“There’s something happening here. What it is ain’t exactly clear” are the opening two lines to the 1966 Buffalo Springfield hit song, “For What It’s Worth”.
For what it is worth, the same can be said about recent economic data in America. “Everyone”, meaning all of the experts and commentators on talk shows, keep predicting a significant slowdown of the American economy and have done so since the night Donald Trump was elected in 2016.
Nobel Laureate Paul Krugman proudly wrote in the New York Times in the wee hours after Trump won the electoral college: “If the question is when markets will recover, a first-pass answer is never”.
Ouch. One has to think Mr. Krugman wished he could have a do-over with that colossal gaffe.
Except apparently he doesn’t. On April 8, 2019, only 23 days ago, he wrote: ‘It’s true that U.S. economic growth got a bump for two quarters last year, and Trumpists are still pretending to believe that we’ll have great growth for a decade. But at this point last year’s growth is looking like a brief and rapidly fading sugar high”.
First quarter 2019 GDP growth came in at 3.2% last Friday. The consensus among professional economists and prognosticators was 2%.
What has happened? Has every economist turned into a non-analytical clone of Paul Krugman? Why has the source of this new-found economic growth not been “exactly clear” for everyone to see?
One important factor could be the higher 1-year write-off of the purchase cost of new machinery and equipment for small businesses in the Trump tax bill. Business owners point to this tax change as being an underappreciated aspect of the accelerated economic growth we are seeing in the US economy.

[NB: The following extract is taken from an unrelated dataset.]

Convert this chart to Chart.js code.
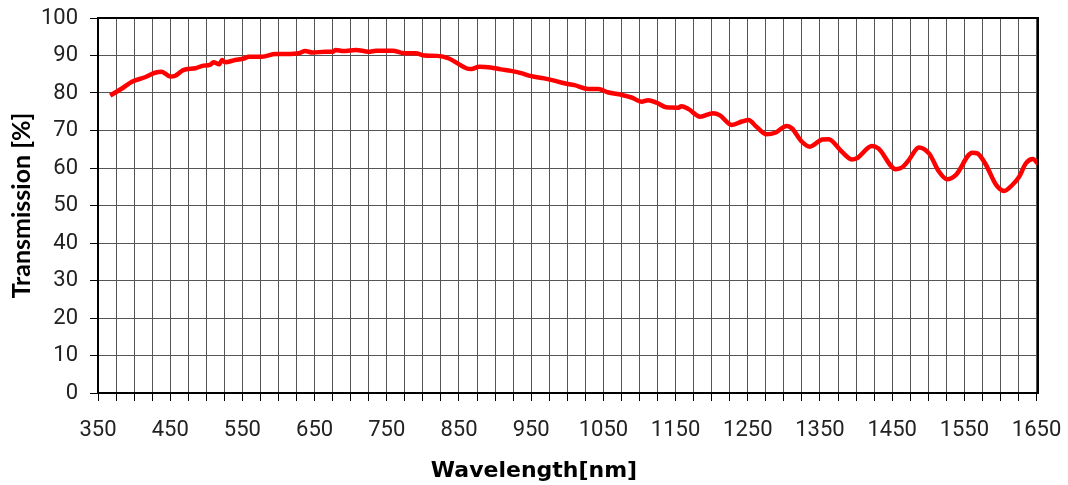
<!DOCTYPE html>
<html>
<head>
<meta charset="utf-8">
<script src="https://cdn.jsdelivr.net/npm/chart.js@4.4.1/dist/chart.umd.min.js"></script>
<style>
html,body{margin:0;padding:0;background:#fff;}
#wrap{width:1068px;height:485px;position:relative;}
</style>
</head>
<body>
<div id="wrap"><canvas id="c"></canvas></div>
<script>
const wavelength = [367,383,397,415,429,438,450,457,468,485,
  496,505,510,518,522,526,540,552,559,577,
  596,612,628,637,647,665,675,679,690,707,
  725,735,758,774,790,802,820,836,848,860,
  867,878,894,908,922,936,950,968,982,996,
  1010,1029,1043,1056,1075,1089,1103,1112,1124,1137,
  1154,1158,1168,1184,1202,1211,1228,1242,1251,1262,
  1276,1288,1304,1311,1325,1336,1353,1362,1380,1394,
  1401,1422,1431,1455,1464,1473,1487,1501,1515,1526,
  1538,1561,1568,1580,1594,1605,1617,1626,1635,1645,
  1652];
const transmission = [79.3,81.2,83.0,84.2,85.4,85.7,84.4,84.6,86.1,86.6,
  87.3,87.5,88.2,87.7,88.8,88.2,88.8,89.2,89.7,89.7,
  90.4,90.4,90.6,91.2,90.8,91.0,91.0,91.5,91.2,91.5,
  91.0,91.3,91.3,90.6,90.6,90.0,89.9,89.2,87.9,86.6,
  86.4,87.0,86.8,86.3,85.9,85.3,84.5,83.9,83.3,82.6,
  82.1,81.1,81.1,80.2,79.5,78.8,77.7,78.1,77.4,76.2,
  76.1,76.5,75.7,73.7,74.6,74.1,71.5,72.4,72.8,71.0,
  69.0,69.4,71.2,70.6,67.0,65.7,67.6,67.7,64.4,62.3,
  62.6,65.9,65.2,59.7,60.2,62.1,65.5,63.9,59.0,57.0,
  58.1,64.1,63.9,60.8,55.5,53.9,55.6,57.7,61.2,62.4,
  61.1];
const xGridValues = [];
for (let v = 350; v <= 1650; v += 25) xGridValues.push(v);
const xLabelValues = [350,450,550,650,750,850,950,1050,1150,1250,1350,1450,1550,1650];
const yTickValues = [0,10,20,30,40,50,60,70,80,90,100];

const points = wavelength.map((w, i) => ({x: w, y: transmission[i]}));

const frame = {
  id: 'frame',
  afterDatasetsDraw(chart) {
    const {ctx, chartArea: a} = chart;
    ctx.save();
    ctx.strokeStyle = '#000';
    ctx.lineWidth = 2;
    ctx.strokeRect(a.left, a.top, a.right - a.left, a.bottom - a.top);
    ctx.restore();
  }
};

function build() {
  new Chart(document.getElementById('c'), {
    type: 'line',
    data: {
      datasets: [{
        data: points,
        borderColor: '#ff0000',
        borderWidth: 4.5,
        pointRadius: 0,
        cubicInterpolationMode: 'monotone',
        fill: false
      }]
    },
    options: {
      responsive: true,
      maintainAspectRatio: false,
      animation: false,
      layout: {padding: {left: 0, top: 18, right: 0, bottom: 0}},
      plugins: {
        legend: {display: false},
        tooltip: {enabled: false},
        title: {
          display: true,
          position: 'bottom',
          text: 'Wavelength[nm]',
          color: '#000',
          font: {family: "'DejaVu Sans'", size: 22, weight: 'bold', lineHeight: 1.2},
          padding: {top: 0, bottom: 1}
        }
      },
      scales: {
        x: {
          type: 'linear',
          min: 350,
          max: 1652,
          afterBuildTicks: s => { s.ticks = xGridValues.map(v => ({value: v})); },
          afterFit: s => { s.height = 64.6; s.paddingLeft = 0; s.paddingRight = 30; },
          ticks: {
            autoSkip: false,
            maxRotation: 0,
            minRotation: 0,
            padding: 16,
            color: '#222',
            font: {family: "Roboto", size: 22},
            callback: v => xLabelValues.includes(v) ? String(v) : ''
          },
          grid: {color: '#555', lineWidth: 1, tickColor: '#000', tickLength: 8},
          border: {color: '#000', width: 2}
        },
        y: {
          min: 0,
          max: 100,
          afterBuildTicks: s => { s.ticks = yTickValues.map(v => ({value: v})); },
          afterFit: s => { s.width = 98; s.paddingTop = 0; s.paddingBottom = 0; },
          ticks: {
            padding: 12,
            color: '#222',
            font: {family: "Roboto", size: 22}
          },
          grid: {color: '#555', lineWidth: 1, tickColor: '#000', tickLength: 8},
          border: {color: '#000', width: 2},
          title: {
            display: true,
            text: 'Transmission [%]',
            color: '#000',
            font: {family: "Lato", size: 25, weight: 'bold', lineHeight: 1.2},
            padding: {top: 7, bottom: 0}
          }
        }
      }
    },
    plugins: [frame]
  });
}

Promise.all([
  document.fonts.load("22px Roboto"),
  document.fonts.load("bold 25px Lato"),
  document.fonts.load("bold 22px 'DejaVu Sans'")
]).then(build, build);
</script>
</body>
</html>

A small business contractor can buy a new truck and expense the whole cost of the vehicle in the first year even though it might take 5-7 years to pay for the loan. If a small business had $45,000 of net profit, they could offset that with the $45,000 cost of the new vehicle and drive their taxable income way down to cite one very simple example. Depending on their tax bracket, the owner could save up to $15,000 in federal taxes and $2000 in state taxes which is money that stays in their pocket, not the government’s.
Economic growth is directly attributable to productivity gains in the economy. Buying new machines that can produce more product at a lower cost is the very definition of “productivity gains”. We all benefit from such productivity gains whether we are employees, owners, investors, stockholders or retired from the workforce.
Former Vice-President-under-President-Barack-Obama Joe Biden entered the presidential race last week ostensibly to “take America back to the golden days” he apparently thought happened while he and President Obama were leading our country.
Americans throughout modern history have considered 2% annual real growth “dismal” and “disappointing”. Former President Obama and his Vice-President Joe Biden considered 2% to be the “new normal” for the American economy going forward. Forever.
Annual real GDP growth never exceeded 2% during any of the 8 years the Obama/Biden team was in charge. How odd that as soon as they left office, GDP is now growing almost 60% faster under the pro-free enterprise policies of President Trump as passed by a Republican Congress with zero Democratic votes.
If you want to know one big difference between the Obama and Trump White Houses, consider that in 8 years, the Obama Administration did not add this provision to help spur the economy back to full health.
The difference between 1% GDP annual growth to 3% GDP growth across 35 years, about a generation, would mean the US economy would double from $21.5 trillion to $43 trillion in 2054.
For what it’s worth 3.2% growth is far preferable to 2.0%. Why go backwards into the future?